Social Media Companies Must Respond to Search Warrants Within 72 Hours Under New Colorado Law
Why It Matters
Faster compliance can prevent loss of digital evidence, but the accelerated timelines raise privacy and constitutional questions that could shape future tech regulation nationwide.
Key Takeaways
- •Colorado mandates 8‑hour warrant acknowledgment, 72‑hour compliance.
- •Platforms must maintain law‑enforcement hotline for warrant queries.
- •House bill pushes compliance deadline to 24 hours after shooting.
- •Federal bill cuts FBI subpoena response to 72 hours.

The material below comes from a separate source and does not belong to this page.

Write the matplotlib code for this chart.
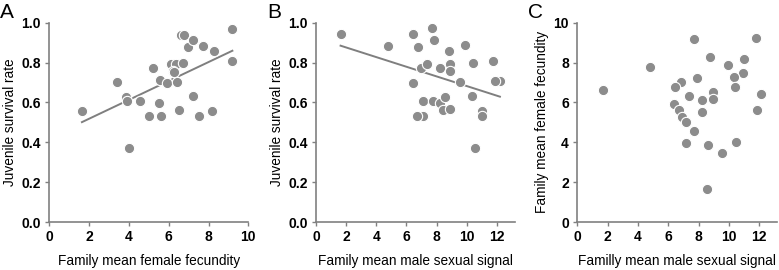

- •Critics warn potential Fourth Amendment privacy violations.
Pulse Analysis
The new Colorado law reflects a growing trend of state governments tightening the leash on digital platforms. By mandating an eight‑hour acknowledgment window and a 72‑hour compliance deadline, lawmakers hope to close the gap between a warrant’s issuance and the preservation of volatile online data. The requirement for a dedicated hotline not only streamlines communication but also signals a shift toward treating social‑media companies as quasi‑public utilities when it comes to law‑enforcement requests. This framework could serve as a template for other jurisdictions grappling with the balance between public safety and digital rights.

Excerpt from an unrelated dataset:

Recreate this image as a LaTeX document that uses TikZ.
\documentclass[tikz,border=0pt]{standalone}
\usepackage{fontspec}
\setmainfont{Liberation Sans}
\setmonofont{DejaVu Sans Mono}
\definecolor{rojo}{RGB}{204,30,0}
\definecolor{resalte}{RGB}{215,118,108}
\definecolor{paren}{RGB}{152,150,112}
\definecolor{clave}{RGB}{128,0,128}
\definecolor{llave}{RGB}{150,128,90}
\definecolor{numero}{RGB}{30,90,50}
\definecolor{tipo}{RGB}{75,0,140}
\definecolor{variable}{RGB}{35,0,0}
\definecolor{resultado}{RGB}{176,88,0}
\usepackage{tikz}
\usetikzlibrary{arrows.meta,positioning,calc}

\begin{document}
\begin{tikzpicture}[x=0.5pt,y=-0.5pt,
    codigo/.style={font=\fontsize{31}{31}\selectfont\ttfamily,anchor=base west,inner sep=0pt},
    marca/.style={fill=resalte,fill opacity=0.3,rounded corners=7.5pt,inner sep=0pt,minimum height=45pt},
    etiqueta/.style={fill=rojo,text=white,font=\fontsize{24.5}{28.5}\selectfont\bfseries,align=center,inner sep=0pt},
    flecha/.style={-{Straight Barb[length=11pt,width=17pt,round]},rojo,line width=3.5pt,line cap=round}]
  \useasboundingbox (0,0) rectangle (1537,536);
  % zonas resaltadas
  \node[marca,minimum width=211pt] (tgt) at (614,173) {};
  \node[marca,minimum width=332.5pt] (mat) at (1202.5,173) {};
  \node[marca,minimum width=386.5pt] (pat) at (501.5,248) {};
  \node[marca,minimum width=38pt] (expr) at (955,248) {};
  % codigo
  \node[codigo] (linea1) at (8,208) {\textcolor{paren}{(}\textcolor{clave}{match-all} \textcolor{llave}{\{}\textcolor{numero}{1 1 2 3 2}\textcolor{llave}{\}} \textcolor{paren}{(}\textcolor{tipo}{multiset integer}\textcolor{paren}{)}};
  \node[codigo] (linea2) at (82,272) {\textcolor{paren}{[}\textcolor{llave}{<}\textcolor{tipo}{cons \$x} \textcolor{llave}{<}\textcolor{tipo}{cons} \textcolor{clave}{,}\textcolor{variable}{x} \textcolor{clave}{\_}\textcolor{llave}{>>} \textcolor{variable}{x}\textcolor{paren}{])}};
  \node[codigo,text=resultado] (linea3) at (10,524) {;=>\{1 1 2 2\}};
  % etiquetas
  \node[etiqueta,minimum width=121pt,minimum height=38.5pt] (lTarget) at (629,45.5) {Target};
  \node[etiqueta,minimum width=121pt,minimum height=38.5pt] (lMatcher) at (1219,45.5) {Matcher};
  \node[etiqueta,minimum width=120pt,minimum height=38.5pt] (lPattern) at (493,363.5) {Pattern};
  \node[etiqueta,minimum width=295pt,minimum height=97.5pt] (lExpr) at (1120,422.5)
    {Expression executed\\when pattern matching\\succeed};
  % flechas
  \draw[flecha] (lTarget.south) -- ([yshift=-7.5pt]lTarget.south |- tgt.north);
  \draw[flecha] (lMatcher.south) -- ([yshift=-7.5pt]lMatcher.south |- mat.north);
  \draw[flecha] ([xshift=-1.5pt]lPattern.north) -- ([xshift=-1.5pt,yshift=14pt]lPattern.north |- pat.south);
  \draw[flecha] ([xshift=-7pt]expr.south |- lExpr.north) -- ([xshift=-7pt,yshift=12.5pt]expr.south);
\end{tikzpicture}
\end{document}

Privacy advocates and constitutional scholars are already flagging potential Fourth Amendment concerns. Accelerated timelines may limit a platform’s ability to review warrants for overbreadth or to protect user privacy before data is handed over. The House‑level proposal for a 24‑hour response, spurred by the Evergreen High School shooting, intensifies the debate, suggesting that imminent‑threat scenarios could justify even tighter deadlines. These discussions echo similar battles in states like Texas and New York, where courts have weighed the reasonableness of rapid data disclosure against due‑process safeguards.

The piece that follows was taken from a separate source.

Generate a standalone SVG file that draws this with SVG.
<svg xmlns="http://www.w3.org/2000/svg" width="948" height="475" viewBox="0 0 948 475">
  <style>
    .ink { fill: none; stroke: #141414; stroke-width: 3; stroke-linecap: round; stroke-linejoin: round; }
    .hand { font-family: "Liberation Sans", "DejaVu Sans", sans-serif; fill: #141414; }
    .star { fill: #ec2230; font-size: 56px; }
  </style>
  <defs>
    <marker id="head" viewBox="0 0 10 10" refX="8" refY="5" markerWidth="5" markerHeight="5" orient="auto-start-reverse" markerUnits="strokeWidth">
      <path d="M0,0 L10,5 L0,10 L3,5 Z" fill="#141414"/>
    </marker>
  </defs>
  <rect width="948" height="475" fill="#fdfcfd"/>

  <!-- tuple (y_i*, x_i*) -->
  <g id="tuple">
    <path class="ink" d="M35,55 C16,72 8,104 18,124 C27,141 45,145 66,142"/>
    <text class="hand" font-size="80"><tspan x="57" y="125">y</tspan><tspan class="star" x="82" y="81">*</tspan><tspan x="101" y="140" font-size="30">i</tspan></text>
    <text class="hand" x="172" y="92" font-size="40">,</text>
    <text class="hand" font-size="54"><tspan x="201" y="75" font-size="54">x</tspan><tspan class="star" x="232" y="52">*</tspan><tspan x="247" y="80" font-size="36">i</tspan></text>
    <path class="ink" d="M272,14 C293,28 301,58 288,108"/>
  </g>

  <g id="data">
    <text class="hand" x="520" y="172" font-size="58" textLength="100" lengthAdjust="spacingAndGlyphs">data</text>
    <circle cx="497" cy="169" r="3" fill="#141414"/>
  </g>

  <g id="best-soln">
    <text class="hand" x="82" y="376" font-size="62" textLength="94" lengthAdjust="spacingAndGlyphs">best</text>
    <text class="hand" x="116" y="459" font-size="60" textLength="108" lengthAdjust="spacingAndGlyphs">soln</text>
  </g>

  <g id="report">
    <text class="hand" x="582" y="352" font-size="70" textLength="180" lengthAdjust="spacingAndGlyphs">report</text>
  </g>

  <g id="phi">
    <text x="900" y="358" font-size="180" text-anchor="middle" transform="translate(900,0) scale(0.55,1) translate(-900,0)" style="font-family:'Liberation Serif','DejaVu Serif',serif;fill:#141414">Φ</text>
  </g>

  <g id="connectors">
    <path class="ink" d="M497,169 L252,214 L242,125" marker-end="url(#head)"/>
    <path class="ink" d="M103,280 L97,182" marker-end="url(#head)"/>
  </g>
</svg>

For the tech industry, the legislation introduces operational and legal complexities. Companies must invest in compliance teams, develop secure data‑retrieval pipelines, and potentially redesign internal policies to meet the new standards. The federal bill championed by Rep. Brittany Pettersen, which would standardize a 72‑hour response for FBI subpoenas, could harmonize state and national expectations, reducing the patchwork of obligations. As more states contemplate comparable measures, platforms may face a de‑facto national baseline, prompting broader conversations about the role of private digital infrastructure in public‑safety investigations.